▶ **STATED TASK**:
Return the lines below exactly, from the first line to the line that contains "161, 161.6, 162.2, 162.5]". Leave out pictures.

▶ **DATASET SECTION**:
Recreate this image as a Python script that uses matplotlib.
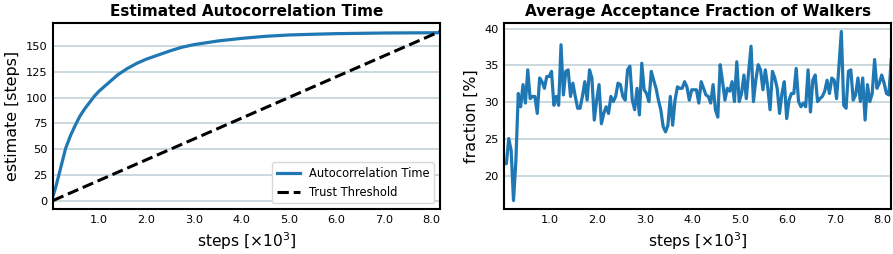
import numpy as np
import matplotlib
matplotlib.use("Agg")
import matplotlib.pyplot as plt
from matplotlib.ticker import FormatStrFormatter, MultipleLocator

BLUE = "#1f77b4"
GRID = "#cbd8df"

# autocorrelation time estimate (x in 10^3 steps)
tau_steps = [0.035, 0.1, 0.2, 0.3, 0.4, 0.5, 0.6, 0.7, 0.8, 0.9, 1.0, 1.1, 1.2,
             1.4, 1.6, 1.8, 2.0, 2.25, 2.5, 2.75, 3.0, 3.5, 4.0, 4.5, 5.0,
             5.5, 6.0, 7.0, 8.185]
tau_vals = [5, 15, 33, 51, 63, 73, 82, 89, 95, 101, 106, 110, 114,
            122, 128, 133, 137, 141, 145, 148.5, 151, 154.5, 157, 159, 160.3,
            161, 161.6, 162.2, 162.5]

# trust threshold (N / 50)
thresh_steps = [0.035, 8.185]
thresh_vals = [0.7, 163.7]

# mean acceptance fraction [%], one value every 50 steps
acc_start, acc_step = 0.035, 0.05
acc_vals = [
    21.7, 21.7, 25.1, 23.5, 16.7, 22.1, 31.2, 29.4, 32.4, 29.9,
    34.4, 30.5, 30.8, 30.8, 28.5, 33.3, 32.8, 31.9, 33.5, 33.5,
    34.2, 29.6, 30.8, 29.6, 37.8, 31.0, 34.2, 34.4, 30.8, 32.6,
    30.8, 29.2, 29.2, 30.8, 32.8, 30.3, 34.4, 33.3, 27.6, 30.3,
    32.4, 27.1, 28.5, 29.4, 28.5, 30.8, 30.1, 30.8, 32.6, 32.4,
    30.8, 30.3, 34.4, 34.9, 30.3, 29.0, 31.9, 28.3, 35.3, 31.7,
    31.2, 30.1, 34.2, 33.0, 31.9, 30.3, 29.0, 26.7, 26.0, 26.9,
    30.8, 26.9, 30.3, 32.1, 31.9, 31.9, 32.8, 32.1, 30.3, 31.7,
    31.7, 31.7, 29.9, 32.8, 31.9, 31.0, 30.8, 29.9, 32.4, 29.0,
    28.0, 35.1, 32.8, 30.3, 31.9, 31.5, 32.8, 30.1, 35.5, 30.1,
    31.2, 33.7, 30.5, 34.2, 37.6, 30.1, 33.0, 35.1, 34.4, 31.7,
    34.4, 32.1, 29.0, 34.2, 33.3, 31.9, 28.5, 31.2, 32.8, 27.8,
    30.3, 31.2, 31.2, 34.6, 30.1, 29.4, 29.9, 29.4, 34.4, 28.7,
    33.0, 33.7, 30.1, 30.5, 30.8, 31.5, 33.0, 31.2, 33.3, 33.0,
    30.5, 34.9, 39.6, 29.6, 29.2, 34.2, 34.4, 30.3, 31.0, 33.3,
    30.1, 33.3, 27.6, 32.4, 30.1, 31.2, 35.8, 31.9, 32.6, 33.7,
    32.6, 31.2, 31.0, 35.8,
]
acc_steps = acc_start + acc_step * np.arange(len(acc_vals))

XLABEL = "steps [×10$^3$]"


def style_ax(ax, title, ylabel, ystep):
    ax.set_title(title, fontsize=11, fontweight="bold", pad=5)
    ax.set_xlabel(XLABEL, fontsize=11.2, labelpad=4)
    ax.set_ylabel(ylabel, fontsize=11.4, labelpad=4)
    ax.xaxis.set_major_locator(MultipleLocator(1.0))
    ax.xaxis.set_major_formatter(FormatStrFormatter("%.1f"))
    ax.yaxis.set_major_locator(MultipleLocator(ystep))
    ax.tick_params(length=0, labelsize=8.2, pad=4)
    ax.grid(True, axis="y", color=GRID, lw=1.4)
    ax.set_axisbelow(True)
    for sp in ax.spines.values():
        sp.set_linewidth(1.5)
        sp.set_color("black")


fig = plt.figure(figsize=(8.93, 2.54), dpi=100)
ax1 = fig.add_axes([0.0594, 0.1772, 0.4333, 0.7322])
ax2 = fig.add_axes([0.5644, 0.1772, 0.4336, 0.7322])

ax1.plot(tau_steps, tau_vals, color=BLUE, lw=2.3, label="Autocorrelation Time")
ax1.plot(thresh_steps, thresh_vals, color="black", lw=2.2, ls="--",
         label="Trust Threshold")
ax1.set_xlim(tau_steps[0], tau_steps[-1])
style_ax(ax1, "Estimated Autocorrelation Time", "estimate [steps]", 25)
ax1.legend(loc="lower right", fontsize=8.3, framealpha=1,
           edgecolor="#d9d9d9", handlelength=2.0)

ax2.plot(acc_steps, acc_vals, color=BLUE, lw=2.3)
ax2.set_xlim(acc_steps[0], acc_steps[-1])
style_ax(ax2, "Average Acceptance Fraction of Walkers", "fraction [%]", 5)

fig.savefig("out.png", dpi=100)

▶ **FINISHED EXERCISE**:
Recreate this image as a Python script that uses matplotlib.
import numpy as np
import matplotlib
matplotlib.use("Agg")
import matplotlib.pyplot as plt
from matplotlib.ticker import FormatStrFormatter, MultipleLocator

BLUE = "#1f77b4"
GRID = "#cbd8df"

# autocorrelation time estimate (x in 10^3 steps)
tau_steps = [0.035, 0.1, 0.2, 0.3, 0.4, 0.5, 0.6, 0.7, 0.8, 0.9, 1.0, 1.1, 1.2,
             1.4, 1.6, 1.8, 2.0, 2.25, 2.5, 2.75, 3.0, 3.5, 4.0, 4.5, 5.0,
             5.5, 6.0, 7.0, 8.185]
tau_vals = [5, 15, 33, 51, 63, 73, 82, 89, 95, 101, 106, 110, 114,
            122, 128, 133, 137, 141, 145, 148.5, 151, 154.5, 157, 159, 160.3,
            161, 161.6, 162.2, 162.5]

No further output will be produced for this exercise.